A razoável linearidade da primeira fase de “Mãe!” mergulha depois na loucura absoluta. Na destruição. No caos e na perversão. É nesse período que o realizador diz tudo o que tem a dizer – valorizando-se a riqueza com que Aronofsky dispara ou parece refletir sobre temas bem diferentes. E é também esse período que dita a apreciação do filme, e afasta espectadores em direcção a pólos opostos.

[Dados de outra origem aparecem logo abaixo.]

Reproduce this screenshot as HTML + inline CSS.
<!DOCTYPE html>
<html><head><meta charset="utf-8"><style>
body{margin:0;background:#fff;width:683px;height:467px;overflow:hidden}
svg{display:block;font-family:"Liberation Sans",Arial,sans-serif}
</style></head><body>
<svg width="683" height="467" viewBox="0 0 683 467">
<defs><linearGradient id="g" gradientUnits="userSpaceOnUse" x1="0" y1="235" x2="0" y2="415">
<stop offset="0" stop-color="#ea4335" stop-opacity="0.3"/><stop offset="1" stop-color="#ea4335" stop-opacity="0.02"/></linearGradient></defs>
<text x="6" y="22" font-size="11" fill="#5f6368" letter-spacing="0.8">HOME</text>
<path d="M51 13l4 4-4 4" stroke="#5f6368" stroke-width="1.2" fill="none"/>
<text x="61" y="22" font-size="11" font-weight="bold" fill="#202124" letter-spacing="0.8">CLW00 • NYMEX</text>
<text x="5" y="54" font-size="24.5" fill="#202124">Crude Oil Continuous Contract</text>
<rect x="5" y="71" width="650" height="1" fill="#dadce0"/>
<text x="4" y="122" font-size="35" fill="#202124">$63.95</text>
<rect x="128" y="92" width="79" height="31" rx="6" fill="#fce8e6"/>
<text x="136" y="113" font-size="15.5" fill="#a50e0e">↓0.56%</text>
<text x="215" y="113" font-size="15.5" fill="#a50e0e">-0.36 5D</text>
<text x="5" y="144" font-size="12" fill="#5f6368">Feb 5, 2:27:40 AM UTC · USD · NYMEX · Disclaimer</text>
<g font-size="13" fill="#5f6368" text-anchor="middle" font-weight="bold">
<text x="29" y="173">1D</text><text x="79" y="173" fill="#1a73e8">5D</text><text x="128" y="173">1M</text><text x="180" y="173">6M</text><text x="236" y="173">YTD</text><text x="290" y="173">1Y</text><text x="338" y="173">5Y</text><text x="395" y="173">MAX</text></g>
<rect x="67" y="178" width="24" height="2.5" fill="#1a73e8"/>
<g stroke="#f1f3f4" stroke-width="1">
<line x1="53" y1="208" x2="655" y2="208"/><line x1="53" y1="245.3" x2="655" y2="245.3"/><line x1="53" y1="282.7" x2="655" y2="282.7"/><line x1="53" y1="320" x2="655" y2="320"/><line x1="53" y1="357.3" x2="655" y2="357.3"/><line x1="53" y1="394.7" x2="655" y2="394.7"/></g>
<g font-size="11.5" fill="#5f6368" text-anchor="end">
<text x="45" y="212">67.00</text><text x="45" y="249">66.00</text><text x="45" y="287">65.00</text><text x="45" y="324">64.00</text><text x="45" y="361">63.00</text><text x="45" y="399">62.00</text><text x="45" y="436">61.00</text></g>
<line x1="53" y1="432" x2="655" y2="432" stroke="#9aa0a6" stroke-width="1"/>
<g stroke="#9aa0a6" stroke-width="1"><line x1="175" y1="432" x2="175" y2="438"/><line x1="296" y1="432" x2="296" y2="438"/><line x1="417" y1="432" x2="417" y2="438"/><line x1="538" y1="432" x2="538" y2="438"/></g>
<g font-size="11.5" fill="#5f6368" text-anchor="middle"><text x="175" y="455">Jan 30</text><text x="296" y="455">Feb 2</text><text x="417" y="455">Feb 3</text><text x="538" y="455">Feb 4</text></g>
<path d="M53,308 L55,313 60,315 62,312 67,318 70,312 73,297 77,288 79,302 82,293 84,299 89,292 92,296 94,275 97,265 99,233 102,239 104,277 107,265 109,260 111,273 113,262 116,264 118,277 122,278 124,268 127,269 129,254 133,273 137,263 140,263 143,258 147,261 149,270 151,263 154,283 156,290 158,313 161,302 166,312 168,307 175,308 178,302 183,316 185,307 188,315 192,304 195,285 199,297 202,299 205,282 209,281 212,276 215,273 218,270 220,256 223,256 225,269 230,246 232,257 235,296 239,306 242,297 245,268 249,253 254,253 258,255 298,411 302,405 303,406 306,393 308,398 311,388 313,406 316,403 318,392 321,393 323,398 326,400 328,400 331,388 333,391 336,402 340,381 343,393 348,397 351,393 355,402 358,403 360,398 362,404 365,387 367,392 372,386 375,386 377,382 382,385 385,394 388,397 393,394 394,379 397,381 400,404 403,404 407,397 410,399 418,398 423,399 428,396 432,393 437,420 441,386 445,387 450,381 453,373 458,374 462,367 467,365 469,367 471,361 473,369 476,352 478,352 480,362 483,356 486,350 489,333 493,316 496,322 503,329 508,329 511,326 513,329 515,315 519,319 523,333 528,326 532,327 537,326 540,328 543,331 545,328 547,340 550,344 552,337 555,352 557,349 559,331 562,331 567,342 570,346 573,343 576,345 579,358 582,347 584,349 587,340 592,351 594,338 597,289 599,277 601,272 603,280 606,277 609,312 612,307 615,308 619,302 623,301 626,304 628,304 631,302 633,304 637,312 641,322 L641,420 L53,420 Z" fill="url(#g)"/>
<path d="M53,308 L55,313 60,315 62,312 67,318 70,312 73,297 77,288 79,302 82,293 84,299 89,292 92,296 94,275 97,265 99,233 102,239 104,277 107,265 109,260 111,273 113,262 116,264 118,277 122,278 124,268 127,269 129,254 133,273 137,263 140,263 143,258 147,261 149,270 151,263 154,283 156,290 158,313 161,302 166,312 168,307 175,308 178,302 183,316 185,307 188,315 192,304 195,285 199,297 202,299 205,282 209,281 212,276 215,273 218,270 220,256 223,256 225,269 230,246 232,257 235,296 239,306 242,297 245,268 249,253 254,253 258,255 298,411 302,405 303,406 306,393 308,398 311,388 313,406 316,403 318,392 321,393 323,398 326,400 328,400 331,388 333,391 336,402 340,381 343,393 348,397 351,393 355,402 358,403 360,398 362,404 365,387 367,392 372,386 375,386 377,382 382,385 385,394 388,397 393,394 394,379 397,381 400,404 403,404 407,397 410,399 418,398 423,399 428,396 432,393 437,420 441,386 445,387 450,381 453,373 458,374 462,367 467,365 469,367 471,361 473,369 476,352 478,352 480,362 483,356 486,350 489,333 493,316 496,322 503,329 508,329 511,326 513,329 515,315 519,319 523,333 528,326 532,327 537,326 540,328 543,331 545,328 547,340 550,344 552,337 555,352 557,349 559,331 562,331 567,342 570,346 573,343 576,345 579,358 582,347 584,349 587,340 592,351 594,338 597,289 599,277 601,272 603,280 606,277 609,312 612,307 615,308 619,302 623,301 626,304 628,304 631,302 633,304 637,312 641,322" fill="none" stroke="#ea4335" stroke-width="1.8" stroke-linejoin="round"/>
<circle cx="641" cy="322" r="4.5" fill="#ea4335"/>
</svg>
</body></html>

Mas é possível viver algures no meio das duas fações. Jennifer Lawrence é quem nos conduz durante duas horas, quase sempre com a câmara bem próxima e apaixonada pelo seu rosto da sua musa, a captar o desnorte, a impotência e o sofrimento. E a significativa diferença de idades entre Lawrence e Bardem acaba por ser (bem) justificada. Se “Mãe!” se limitasse a servir de retrato para o génesis, nem o mais fervoroso fanático por Aronofsky poderia escapar a considerar a obra fraca. Felizmente, é um pouco mais do que isso.

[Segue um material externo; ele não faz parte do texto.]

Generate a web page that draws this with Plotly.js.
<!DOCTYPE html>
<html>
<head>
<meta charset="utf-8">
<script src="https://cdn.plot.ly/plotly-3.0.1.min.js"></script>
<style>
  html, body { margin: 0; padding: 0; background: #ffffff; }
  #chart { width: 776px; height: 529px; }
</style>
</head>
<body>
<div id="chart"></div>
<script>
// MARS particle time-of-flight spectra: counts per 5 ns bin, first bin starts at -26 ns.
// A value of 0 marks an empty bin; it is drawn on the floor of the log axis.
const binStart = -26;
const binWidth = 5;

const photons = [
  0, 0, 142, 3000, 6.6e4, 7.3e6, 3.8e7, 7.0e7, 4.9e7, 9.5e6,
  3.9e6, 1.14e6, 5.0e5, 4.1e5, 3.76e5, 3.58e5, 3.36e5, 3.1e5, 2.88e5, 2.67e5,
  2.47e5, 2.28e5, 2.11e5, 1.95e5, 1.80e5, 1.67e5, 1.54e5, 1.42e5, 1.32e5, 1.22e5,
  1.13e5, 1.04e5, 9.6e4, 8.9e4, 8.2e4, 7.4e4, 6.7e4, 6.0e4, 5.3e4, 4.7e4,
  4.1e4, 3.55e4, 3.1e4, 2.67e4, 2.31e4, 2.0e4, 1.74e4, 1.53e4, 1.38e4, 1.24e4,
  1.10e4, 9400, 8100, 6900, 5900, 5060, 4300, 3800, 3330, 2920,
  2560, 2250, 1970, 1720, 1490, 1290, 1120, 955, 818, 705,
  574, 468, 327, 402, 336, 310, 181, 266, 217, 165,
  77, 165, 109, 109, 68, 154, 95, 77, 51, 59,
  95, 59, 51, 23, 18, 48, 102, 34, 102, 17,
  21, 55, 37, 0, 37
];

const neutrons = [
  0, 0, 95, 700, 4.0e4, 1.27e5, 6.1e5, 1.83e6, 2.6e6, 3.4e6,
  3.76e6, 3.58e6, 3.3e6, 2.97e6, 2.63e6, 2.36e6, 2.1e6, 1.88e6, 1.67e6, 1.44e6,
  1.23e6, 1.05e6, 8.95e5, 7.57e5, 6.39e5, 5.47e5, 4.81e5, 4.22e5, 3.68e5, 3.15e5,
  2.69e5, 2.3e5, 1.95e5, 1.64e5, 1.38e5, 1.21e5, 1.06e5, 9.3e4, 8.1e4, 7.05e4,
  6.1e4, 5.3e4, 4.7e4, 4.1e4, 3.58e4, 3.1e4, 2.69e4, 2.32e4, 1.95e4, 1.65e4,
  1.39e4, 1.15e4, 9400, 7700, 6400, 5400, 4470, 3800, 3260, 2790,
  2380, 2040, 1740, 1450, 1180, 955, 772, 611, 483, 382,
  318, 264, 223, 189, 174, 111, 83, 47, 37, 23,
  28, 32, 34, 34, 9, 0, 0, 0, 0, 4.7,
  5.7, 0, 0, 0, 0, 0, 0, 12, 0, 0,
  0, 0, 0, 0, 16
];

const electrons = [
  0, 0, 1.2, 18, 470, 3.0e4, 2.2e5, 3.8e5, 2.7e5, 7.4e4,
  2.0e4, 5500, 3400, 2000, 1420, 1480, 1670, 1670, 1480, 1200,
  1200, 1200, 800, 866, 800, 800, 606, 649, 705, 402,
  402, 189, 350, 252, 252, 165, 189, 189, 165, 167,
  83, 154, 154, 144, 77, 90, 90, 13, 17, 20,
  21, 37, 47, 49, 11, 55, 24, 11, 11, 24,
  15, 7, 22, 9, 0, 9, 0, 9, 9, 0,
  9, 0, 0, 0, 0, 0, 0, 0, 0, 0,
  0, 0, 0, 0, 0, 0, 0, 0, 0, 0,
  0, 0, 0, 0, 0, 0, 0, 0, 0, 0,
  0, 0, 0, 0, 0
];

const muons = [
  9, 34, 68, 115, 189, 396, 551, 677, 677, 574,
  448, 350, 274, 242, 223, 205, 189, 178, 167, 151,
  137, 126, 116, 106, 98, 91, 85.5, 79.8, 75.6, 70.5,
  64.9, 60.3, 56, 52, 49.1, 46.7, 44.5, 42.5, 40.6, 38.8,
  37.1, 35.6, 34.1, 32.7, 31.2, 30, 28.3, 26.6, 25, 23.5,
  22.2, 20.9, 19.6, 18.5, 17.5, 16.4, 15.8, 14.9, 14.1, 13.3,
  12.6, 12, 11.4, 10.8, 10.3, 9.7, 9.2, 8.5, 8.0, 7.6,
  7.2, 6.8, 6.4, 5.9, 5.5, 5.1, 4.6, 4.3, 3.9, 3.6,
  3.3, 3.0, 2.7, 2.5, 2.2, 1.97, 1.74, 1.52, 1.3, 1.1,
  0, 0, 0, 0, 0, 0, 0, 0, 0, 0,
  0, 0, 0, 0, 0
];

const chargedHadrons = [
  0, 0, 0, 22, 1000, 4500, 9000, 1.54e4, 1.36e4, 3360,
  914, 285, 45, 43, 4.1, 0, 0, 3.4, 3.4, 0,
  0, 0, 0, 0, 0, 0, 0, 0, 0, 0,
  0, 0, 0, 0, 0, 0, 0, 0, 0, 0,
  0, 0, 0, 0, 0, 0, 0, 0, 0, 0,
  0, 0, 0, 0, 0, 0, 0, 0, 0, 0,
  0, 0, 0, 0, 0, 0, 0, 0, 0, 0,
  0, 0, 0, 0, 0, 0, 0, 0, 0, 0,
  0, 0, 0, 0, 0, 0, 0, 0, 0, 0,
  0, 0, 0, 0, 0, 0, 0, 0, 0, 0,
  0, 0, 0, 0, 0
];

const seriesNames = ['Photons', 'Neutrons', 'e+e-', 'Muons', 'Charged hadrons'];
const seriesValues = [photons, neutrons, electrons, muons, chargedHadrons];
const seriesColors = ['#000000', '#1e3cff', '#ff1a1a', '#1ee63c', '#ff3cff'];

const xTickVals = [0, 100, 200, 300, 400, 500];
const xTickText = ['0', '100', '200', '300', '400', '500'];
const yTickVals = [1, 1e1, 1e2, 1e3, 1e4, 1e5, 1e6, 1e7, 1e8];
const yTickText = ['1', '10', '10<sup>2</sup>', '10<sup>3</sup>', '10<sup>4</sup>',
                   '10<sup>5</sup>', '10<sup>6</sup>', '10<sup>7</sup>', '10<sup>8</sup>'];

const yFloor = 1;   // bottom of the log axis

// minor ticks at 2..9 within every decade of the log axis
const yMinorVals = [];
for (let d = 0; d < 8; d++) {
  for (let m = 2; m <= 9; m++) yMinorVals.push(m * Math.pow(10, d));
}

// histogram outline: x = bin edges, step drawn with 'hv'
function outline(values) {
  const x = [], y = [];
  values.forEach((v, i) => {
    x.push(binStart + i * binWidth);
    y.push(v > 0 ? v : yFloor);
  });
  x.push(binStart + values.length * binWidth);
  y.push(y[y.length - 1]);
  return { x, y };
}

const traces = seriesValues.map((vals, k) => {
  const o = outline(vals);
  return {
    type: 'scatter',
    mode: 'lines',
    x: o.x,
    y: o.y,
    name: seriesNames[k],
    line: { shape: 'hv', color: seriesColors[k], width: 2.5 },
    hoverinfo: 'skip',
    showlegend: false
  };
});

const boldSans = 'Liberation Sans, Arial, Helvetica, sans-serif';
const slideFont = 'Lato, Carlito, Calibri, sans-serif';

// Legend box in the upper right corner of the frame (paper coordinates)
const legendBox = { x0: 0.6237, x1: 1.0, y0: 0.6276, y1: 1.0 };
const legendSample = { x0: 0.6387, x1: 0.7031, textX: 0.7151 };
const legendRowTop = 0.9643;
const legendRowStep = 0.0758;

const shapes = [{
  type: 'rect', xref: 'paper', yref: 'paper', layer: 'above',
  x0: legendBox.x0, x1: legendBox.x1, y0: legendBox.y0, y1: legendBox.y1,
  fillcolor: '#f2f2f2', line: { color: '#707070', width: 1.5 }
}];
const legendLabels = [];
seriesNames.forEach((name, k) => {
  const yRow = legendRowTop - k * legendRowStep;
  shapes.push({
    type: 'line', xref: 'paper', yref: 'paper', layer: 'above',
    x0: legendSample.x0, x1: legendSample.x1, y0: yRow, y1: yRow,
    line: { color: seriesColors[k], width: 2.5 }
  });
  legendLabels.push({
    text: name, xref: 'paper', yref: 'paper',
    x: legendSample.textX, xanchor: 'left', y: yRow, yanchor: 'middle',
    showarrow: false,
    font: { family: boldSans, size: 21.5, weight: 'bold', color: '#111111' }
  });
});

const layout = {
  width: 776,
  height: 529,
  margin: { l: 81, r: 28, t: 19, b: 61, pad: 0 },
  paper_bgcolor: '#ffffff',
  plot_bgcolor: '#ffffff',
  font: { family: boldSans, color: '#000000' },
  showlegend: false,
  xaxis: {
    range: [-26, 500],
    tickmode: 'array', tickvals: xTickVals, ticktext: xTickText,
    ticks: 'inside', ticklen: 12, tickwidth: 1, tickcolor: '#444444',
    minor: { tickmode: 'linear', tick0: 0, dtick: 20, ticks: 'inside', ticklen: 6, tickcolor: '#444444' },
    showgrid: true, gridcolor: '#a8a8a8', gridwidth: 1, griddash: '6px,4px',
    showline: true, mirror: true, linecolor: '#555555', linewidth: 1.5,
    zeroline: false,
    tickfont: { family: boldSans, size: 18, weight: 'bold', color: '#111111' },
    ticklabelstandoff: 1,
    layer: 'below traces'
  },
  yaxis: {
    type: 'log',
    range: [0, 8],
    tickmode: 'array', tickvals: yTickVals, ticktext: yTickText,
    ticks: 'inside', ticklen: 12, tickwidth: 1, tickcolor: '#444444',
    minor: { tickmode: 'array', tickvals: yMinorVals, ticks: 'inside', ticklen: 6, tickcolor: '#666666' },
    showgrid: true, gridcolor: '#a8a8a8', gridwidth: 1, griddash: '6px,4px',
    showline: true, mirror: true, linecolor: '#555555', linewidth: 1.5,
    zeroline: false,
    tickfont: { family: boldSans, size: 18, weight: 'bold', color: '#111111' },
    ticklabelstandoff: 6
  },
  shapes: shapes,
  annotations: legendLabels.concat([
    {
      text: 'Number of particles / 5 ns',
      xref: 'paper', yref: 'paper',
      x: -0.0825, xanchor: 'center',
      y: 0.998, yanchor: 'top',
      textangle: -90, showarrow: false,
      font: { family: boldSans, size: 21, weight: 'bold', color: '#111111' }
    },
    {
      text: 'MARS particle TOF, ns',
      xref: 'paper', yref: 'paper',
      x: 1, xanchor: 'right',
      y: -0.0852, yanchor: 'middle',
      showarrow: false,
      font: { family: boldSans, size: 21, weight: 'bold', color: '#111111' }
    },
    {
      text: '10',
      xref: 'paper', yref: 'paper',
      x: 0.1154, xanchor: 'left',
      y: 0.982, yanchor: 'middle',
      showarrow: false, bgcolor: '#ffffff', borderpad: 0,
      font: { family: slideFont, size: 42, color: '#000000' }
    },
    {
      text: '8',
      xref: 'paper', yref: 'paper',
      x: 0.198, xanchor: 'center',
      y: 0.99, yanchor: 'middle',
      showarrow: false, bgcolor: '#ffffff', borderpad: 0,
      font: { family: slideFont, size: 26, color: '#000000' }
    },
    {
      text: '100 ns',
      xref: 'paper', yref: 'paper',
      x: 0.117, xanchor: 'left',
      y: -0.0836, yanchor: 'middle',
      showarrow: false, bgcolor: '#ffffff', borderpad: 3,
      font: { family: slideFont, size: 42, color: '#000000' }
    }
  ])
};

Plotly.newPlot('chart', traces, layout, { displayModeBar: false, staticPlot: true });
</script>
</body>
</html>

Difícil de mastigar e de digerir, um dos problemas do filme está porventura no seu target. Num diagrama de Venn, poder-se-ia determinar o público ideal de “Mãe!” como aquele que conhece a bíblia mas condena a ideia de Deus. Embora se possa extrapolar e ler como objetivos simultâneos do autor um ensaio ou crítica à religião como um todo, sem descurar noções como fama e celebridades, política e redes sociais, a relação entre homem e mulher, o Homem e a Terra.
Numa época em que o pós-filme e o período que intercala dois episódios de uma série tem cada vez maior peso, graças aos Reddits desta vida, ao passa-a-palavra e ao sentimento de pertença, o principal fator na avaliação de um filme deve continuar a ser a experiência do filme em si. Embora muitos filmes nos façam pensar depois e cresçam em nós, é o durante que mais pesa. Compreende-se a divisão entre elogios babados e críticas devastadoras. Seria difícil outra consequência de algo tão intenso, perturbador e por vezes bizarro. Aliás, esqueçam o por vezes. Cômico também, em alguns momentos, embora não fosse certamente esse o intuito do realizador.
Neste pedaço de arte arriscada, a recriação da bíblia serve de tela para pintar um quadro mais amplo. A experiência não é agradável – reforço, traço habitual dos filmes de Aronofsky – mas a pluralidade de leituras que a reta final, insana, sobrelotada, confusa mas brilhantemente executada, possibilita salva o filme. E justifica a sua existência.
Incomoda, choca, divide, estimula, ofende, impressiona, provoca. Num filme que não irá escapar ao rótulo de pretensioso, Aronofsky diz muita coisa. Infelizmente, talvez demais. E fá-lo através de um subtexto que, aqui e ali, até deixa de o ser.


“Mãe!” é um pesadelo. Não o queremos viver de novo mas, de um modo surreal, caótico e desconexo, acaba por dizer bastante sobre nós. Não é o pior filme de sempre, nem o pior filme do ano. Mas também não é um bom filme. Agora que já deitaste isto tudo cá para fora, vai fazer o que realmente sabes, Aronofsky.